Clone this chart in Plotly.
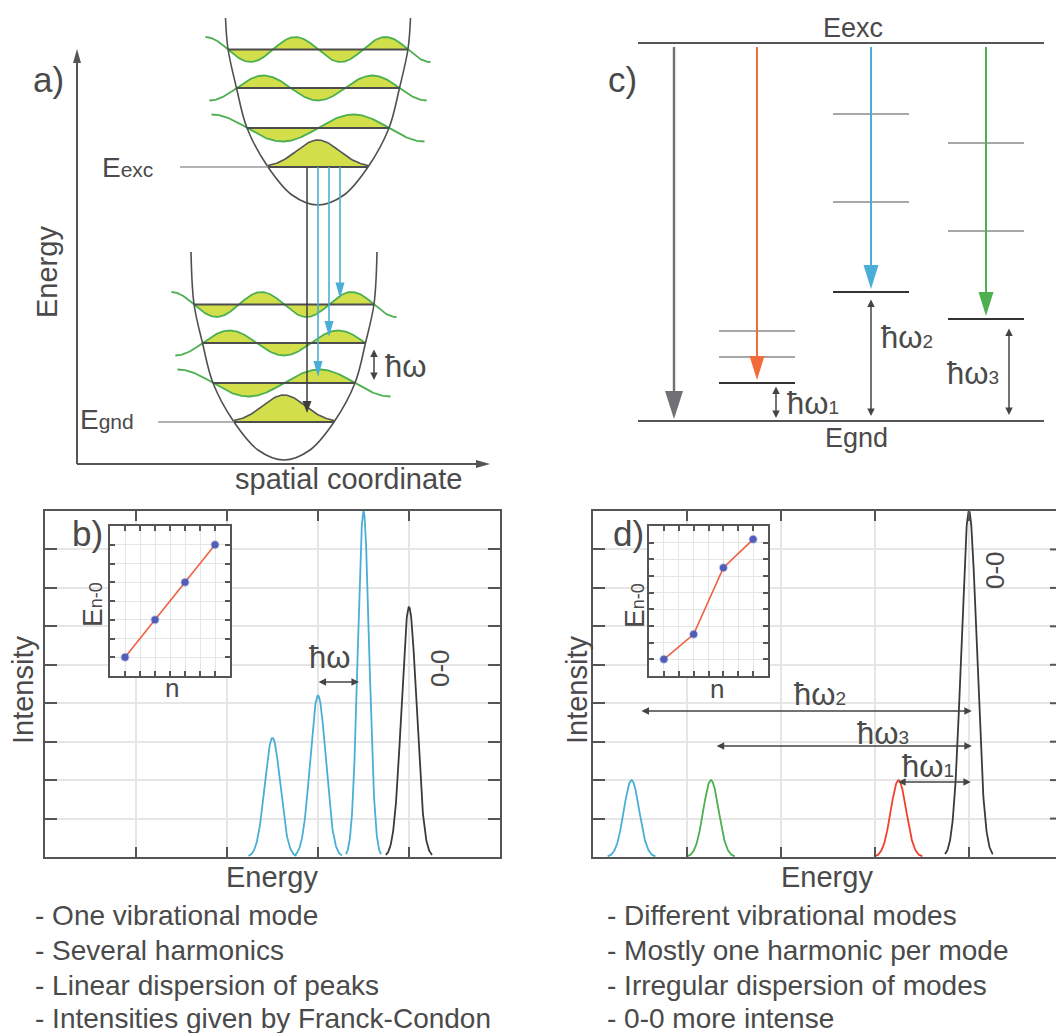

+++

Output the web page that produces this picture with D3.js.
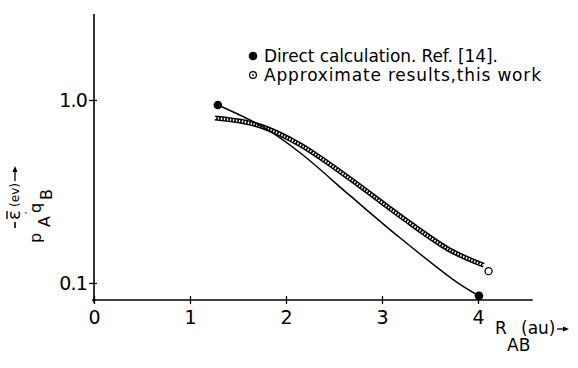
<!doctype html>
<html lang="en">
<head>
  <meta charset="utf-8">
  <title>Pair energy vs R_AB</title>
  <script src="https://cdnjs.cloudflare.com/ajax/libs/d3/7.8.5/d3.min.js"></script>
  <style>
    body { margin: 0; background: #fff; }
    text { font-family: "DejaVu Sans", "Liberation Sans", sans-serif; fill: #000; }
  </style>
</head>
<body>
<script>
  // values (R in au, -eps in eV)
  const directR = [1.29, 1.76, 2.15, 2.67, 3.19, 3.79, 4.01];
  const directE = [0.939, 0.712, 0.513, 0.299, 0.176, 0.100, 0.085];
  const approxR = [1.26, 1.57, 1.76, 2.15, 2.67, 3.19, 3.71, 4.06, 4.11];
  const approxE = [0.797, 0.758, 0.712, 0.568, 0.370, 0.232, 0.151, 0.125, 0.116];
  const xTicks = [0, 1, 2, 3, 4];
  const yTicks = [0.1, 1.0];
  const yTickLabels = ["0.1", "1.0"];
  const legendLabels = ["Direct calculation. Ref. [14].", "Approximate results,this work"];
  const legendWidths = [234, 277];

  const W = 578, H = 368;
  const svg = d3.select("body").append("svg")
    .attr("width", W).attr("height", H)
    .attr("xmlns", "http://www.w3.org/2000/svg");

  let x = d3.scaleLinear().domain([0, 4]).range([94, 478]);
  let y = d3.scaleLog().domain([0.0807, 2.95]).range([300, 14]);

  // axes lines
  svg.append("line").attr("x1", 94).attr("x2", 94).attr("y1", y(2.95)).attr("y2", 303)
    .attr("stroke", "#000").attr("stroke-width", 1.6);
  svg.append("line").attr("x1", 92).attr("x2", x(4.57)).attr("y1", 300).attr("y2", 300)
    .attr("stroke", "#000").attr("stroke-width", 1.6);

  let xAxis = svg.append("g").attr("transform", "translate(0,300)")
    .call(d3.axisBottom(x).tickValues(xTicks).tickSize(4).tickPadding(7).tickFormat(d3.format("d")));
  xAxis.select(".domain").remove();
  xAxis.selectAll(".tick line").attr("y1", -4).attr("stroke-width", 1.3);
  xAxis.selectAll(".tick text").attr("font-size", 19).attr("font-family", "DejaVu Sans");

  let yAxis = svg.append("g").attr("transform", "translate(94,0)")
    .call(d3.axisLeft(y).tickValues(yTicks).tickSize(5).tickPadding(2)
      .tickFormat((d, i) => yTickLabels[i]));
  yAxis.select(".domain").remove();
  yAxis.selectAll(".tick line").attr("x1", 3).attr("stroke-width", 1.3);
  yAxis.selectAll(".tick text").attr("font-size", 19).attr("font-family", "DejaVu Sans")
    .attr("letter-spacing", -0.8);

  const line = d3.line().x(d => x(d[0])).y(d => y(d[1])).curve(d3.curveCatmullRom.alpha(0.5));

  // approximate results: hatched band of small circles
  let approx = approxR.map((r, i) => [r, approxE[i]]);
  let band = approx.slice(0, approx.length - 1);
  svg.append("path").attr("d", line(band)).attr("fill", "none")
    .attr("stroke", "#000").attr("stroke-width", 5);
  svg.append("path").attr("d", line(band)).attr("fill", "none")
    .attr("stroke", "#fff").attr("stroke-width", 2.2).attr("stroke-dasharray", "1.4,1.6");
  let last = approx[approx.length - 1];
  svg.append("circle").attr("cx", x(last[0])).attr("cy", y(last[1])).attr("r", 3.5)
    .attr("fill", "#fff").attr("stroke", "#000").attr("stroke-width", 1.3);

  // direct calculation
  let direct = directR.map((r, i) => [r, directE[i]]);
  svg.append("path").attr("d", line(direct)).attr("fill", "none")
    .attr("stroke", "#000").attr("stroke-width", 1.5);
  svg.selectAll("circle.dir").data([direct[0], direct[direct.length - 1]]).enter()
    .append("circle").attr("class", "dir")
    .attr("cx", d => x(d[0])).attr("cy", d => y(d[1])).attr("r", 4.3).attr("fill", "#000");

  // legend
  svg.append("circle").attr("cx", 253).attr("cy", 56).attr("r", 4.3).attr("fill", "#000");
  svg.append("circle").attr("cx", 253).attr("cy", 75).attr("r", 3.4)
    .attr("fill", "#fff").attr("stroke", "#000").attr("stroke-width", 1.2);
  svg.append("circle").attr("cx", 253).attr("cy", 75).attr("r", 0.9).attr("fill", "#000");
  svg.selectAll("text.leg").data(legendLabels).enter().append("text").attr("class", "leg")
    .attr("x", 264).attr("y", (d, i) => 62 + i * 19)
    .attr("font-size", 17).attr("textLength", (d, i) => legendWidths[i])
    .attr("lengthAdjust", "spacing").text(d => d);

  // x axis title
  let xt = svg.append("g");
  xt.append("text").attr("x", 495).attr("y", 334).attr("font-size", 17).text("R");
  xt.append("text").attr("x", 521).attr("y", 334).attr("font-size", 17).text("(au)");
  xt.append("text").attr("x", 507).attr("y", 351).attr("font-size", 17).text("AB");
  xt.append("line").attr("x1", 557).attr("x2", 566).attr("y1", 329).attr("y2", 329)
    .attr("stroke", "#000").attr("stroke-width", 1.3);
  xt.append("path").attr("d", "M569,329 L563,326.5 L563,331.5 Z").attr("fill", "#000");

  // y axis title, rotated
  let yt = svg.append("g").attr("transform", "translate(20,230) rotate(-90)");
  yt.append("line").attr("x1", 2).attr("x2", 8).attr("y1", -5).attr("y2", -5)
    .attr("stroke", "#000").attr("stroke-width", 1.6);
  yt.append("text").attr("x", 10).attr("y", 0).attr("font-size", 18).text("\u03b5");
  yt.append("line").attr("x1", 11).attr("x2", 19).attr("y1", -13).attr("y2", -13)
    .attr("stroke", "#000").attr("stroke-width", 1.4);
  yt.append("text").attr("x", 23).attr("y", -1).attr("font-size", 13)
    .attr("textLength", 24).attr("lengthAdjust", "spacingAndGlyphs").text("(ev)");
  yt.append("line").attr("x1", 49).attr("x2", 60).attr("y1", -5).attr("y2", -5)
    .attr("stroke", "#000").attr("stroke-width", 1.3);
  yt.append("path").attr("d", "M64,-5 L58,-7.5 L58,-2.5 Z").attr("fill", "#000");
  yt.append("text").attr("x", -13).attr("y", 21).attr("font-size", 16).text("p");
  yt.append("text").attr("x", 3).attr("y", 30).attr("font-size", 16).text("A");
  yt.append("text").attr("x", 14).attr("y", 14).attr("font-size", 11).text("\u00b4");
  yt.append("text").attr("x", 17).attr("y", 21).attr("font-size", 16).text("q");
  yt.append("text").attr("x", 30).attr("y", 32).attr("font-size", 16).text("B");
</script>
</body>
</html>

+++

#### Request
Pick out the lines that include the word "this" and write them out.

#### Answer below
Clone this chart in Plotly.
Output the web page that produces this picture with D3.js.
  const legendLabels = ["Direct calculation. Ref. [14].", "Approximate results,this work"];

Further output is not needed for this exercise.